ALTI ŞUBAT DEPREMİ VE GERÇEKLER

Celalettin Kurt

Ekim 16, 2023 - 20:58
ALTI ŞUBAT DEPREMİ VE GERÇEKLER

ALTI ŞUBAT DEPREMİ VE GERÇEKLER

6 Şubat Kahramanmaraş depremi asrın en büyük felaketi, âdeta bir küçük kıyameti idi. Kahramanmaraş Pazarcık merkezinde o gece yerlerin yerinden oynaması, toprakların höykürmesi ve depremin on bir vilayete sirayet etmesi, onca acıları, dramları, sıkıntıları da beraberinde getirdi…

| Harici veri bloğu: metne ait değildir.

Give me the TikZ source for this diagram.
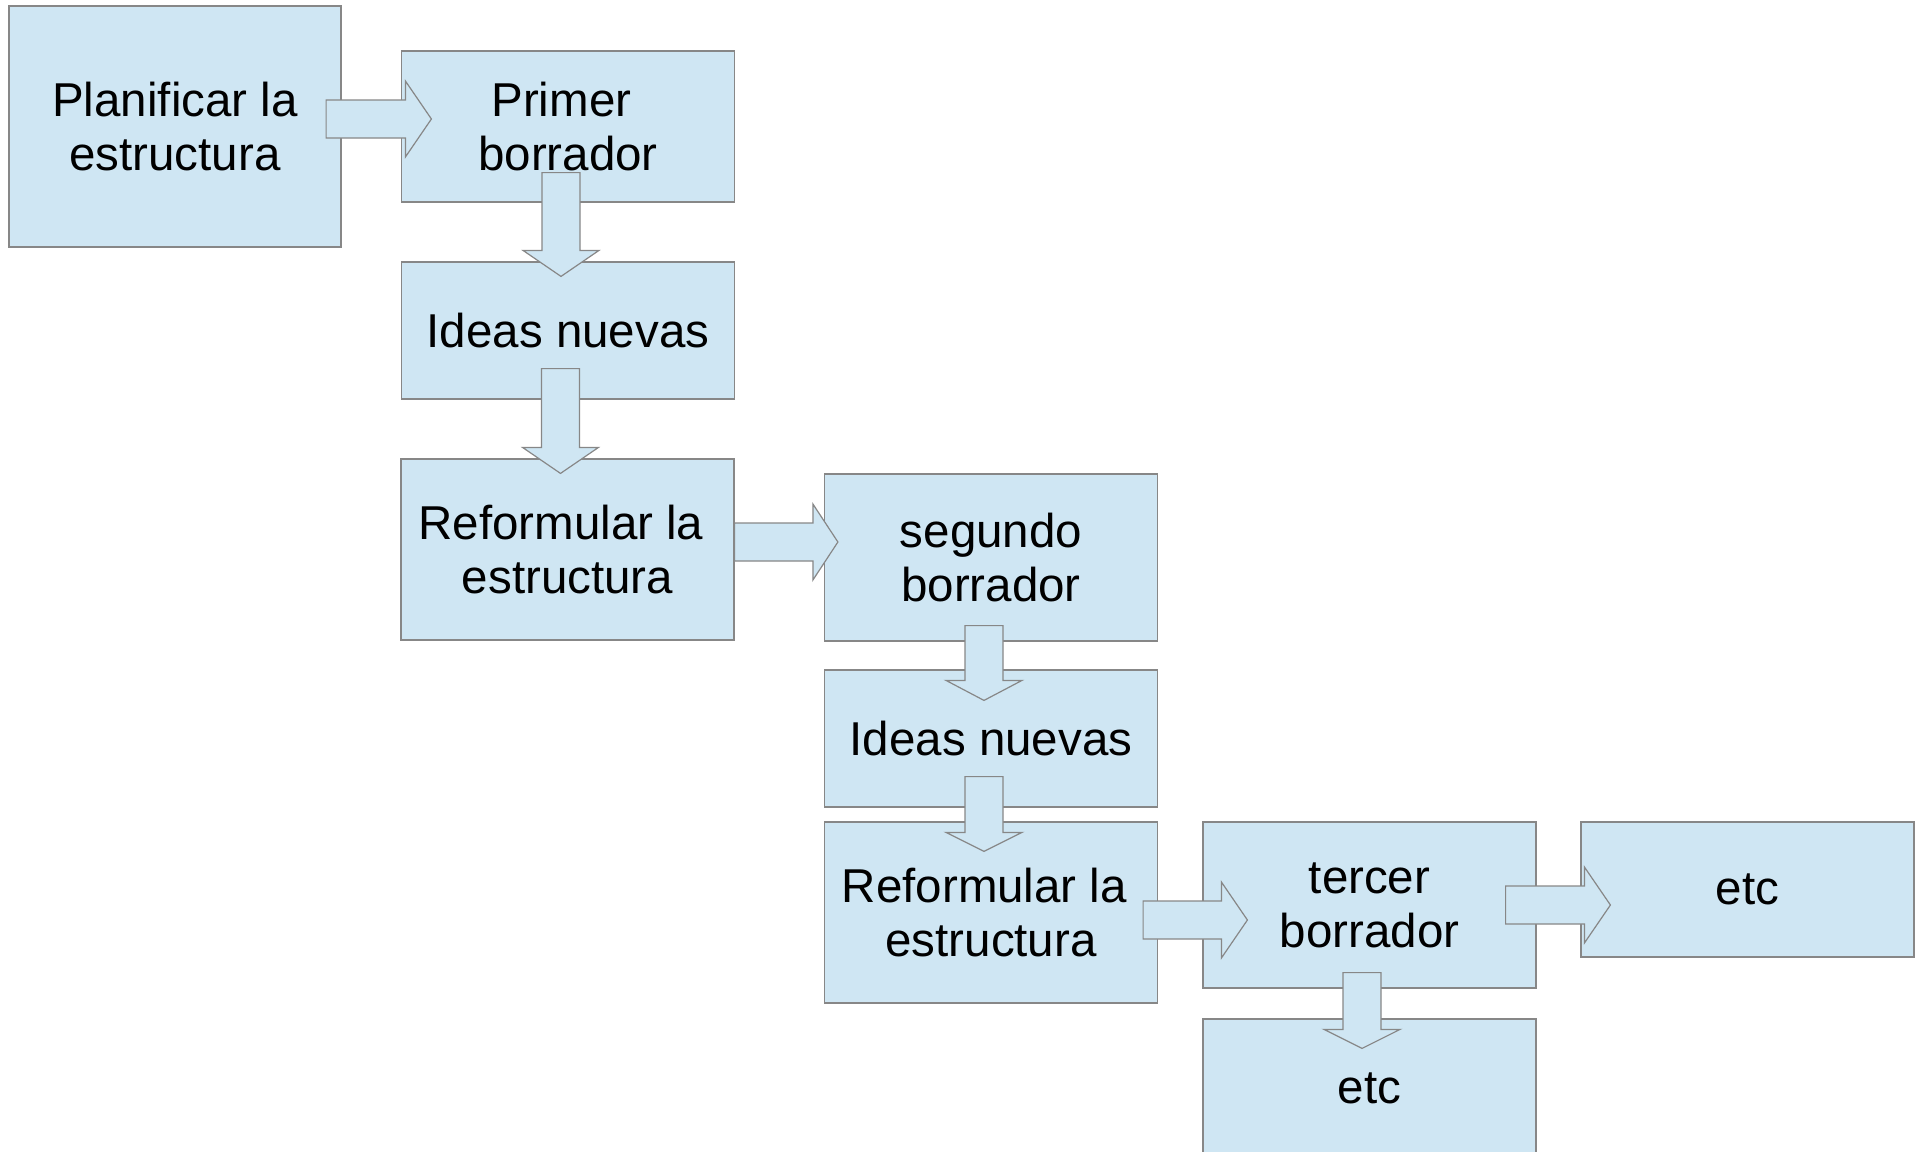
\documentclass[tikz,border=0pt]{standalone}
\usepackage{fontspec}
\setmainfont{Liberation Sans}
\usetikzlibrary{calc}
\definecolor{boxfill}{RGB}{207,230,243}
\definecolor{boxline}{RGB}{135,135,135}
\newcommand\tsp{\hspace*{0.278em}}
\tikzset{
  box/.style={draw=boxline, fill=boxfill, line width=1.2pt, rectangle,
    minimum width=333pt, inner sep=0pt, align=center,
    font=\fontsize{47.5}{54}\selectfont},
  blk/.style={draw=boxline, fill=boxfill, line width=1.2pt, line join=miter}
}
% right-pointing block arrow: start, tip, head length
\newcommand\blkR[3]{\draw[blk] let \p1=#1, \p2=#2 in
  (\x1,\y1+19) -- (\x2-#3,\y1+19) -- (\x2-#3,\y1+38) -- (\x2,\y1)
  -- (\x2-#3,\y1-38) -- (\x2-#3,\y1-19) -- (\x1,\y1-19) -- cycle;}
% down-pointing block arrow: start, tip, head length
\newcommand\blkD[3]{\draw[blk] let \p1=#1, \p2=#2 in
  (\x2-19,\y1) -- (\x2+19,\y1) -- (\x2+19,\y2+#3) -- (\x2+38,\y2+#3)
  -- (\x2,\y2) -- (\x2-38,\y2+#3) -- (\x2-19,\y2+#3) -- cycle;}
\begin{document}
\begin{tikzpicture}[x=1pt,y=-1pt]
\useasboundingbox (0,0) rectangle (1916,1151);
\node[box, minimum width=332pt, minimum height=241pt] (plan) at (175,126.5) {Planificar la\\estructura};
\node[box, minimum height=151pt] (primer) at (568,126.5) {Primer\tsp\\borrador};
\node[box, minimum height=137pt] (ideas1) at (568,330.5) {Ideas nuevas};
\node[box, minimum height=181pt] (ref1) at (567.5,549.5) {Reformular la\tsp\\estructura};
\node[box, minimum height=167pt] (seg) at (991,557.5) {segundo\\borrador};
\node[box, minimum height=137pt] (ideas2) at (991,738.5) {Ideas nuevas};
\node[box, minimum height=181pt] (ref2) at (991,912.5) {Reformular la\tsp\\estructura};
\node[box, minimum height=166pt] (ter) at (1369.5,905) {tercer\\borrador};
\node[box, minimum height=135pt] (etcA) at (1747.5,889.5) {etc};
\node[box, minimum height=138pt] (etcB) at (1369.5,1088) {etc};
% block arrows
\blkR{($(plan.east)+(-15.5,-7.5)$)}{($(primer.west)+(30.5,-7.5)$)}{26}
\blkD{($(primer.south)+(-7,-30)$)}{($(ideas1.north)+(-7,15)$)}{26}
\blkD{($(ideas1.south)+(-7,-31)$)}{($(ref1.north)+(-7,15)$)}{26}
\blkR{($(ref1.east)+(0,-7.5)$)}{($(seg.west)+(14,-7.5)$)}{25}
\blkD{($(seg.south)+(-7,-16)$)}{($(ideas2.north)+(-7,31)$)}{20}
\blkD{($(ideas2.south)+(-7,-31)$)}{($(ref2.north)+(-7,30)$)}{19}
\blkR{($(ref2.east)+(-15,7.5)$)}{($(ter.west)+(45,7.5)$)}{26}
\blkR{($(ter.east)+(-31,0)$)}{($(etcA.west)+(30,0)$)}{26}
\blkD{($(ter.south)+(-7.5,-16)$)}{($(etcB.north)+(-7.5,30)$)}{19}
\end{tikzpicture}
\end{document}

Deprem öncesinde uzun yıllar boyunca, deprem uzmanlarının defalarca uyarmalarına, depremin yaklaşmakta olduğunu bilimsel temellere dayandırarak anlatmalarına rağmen, ne yazık ki ilgililer tarafından hiçbir tedbir alınmadı ve sanki kara bir talih gibi, 6 Şubat depremi bütün arazlarıyla başlarımıza hışımla çöktü…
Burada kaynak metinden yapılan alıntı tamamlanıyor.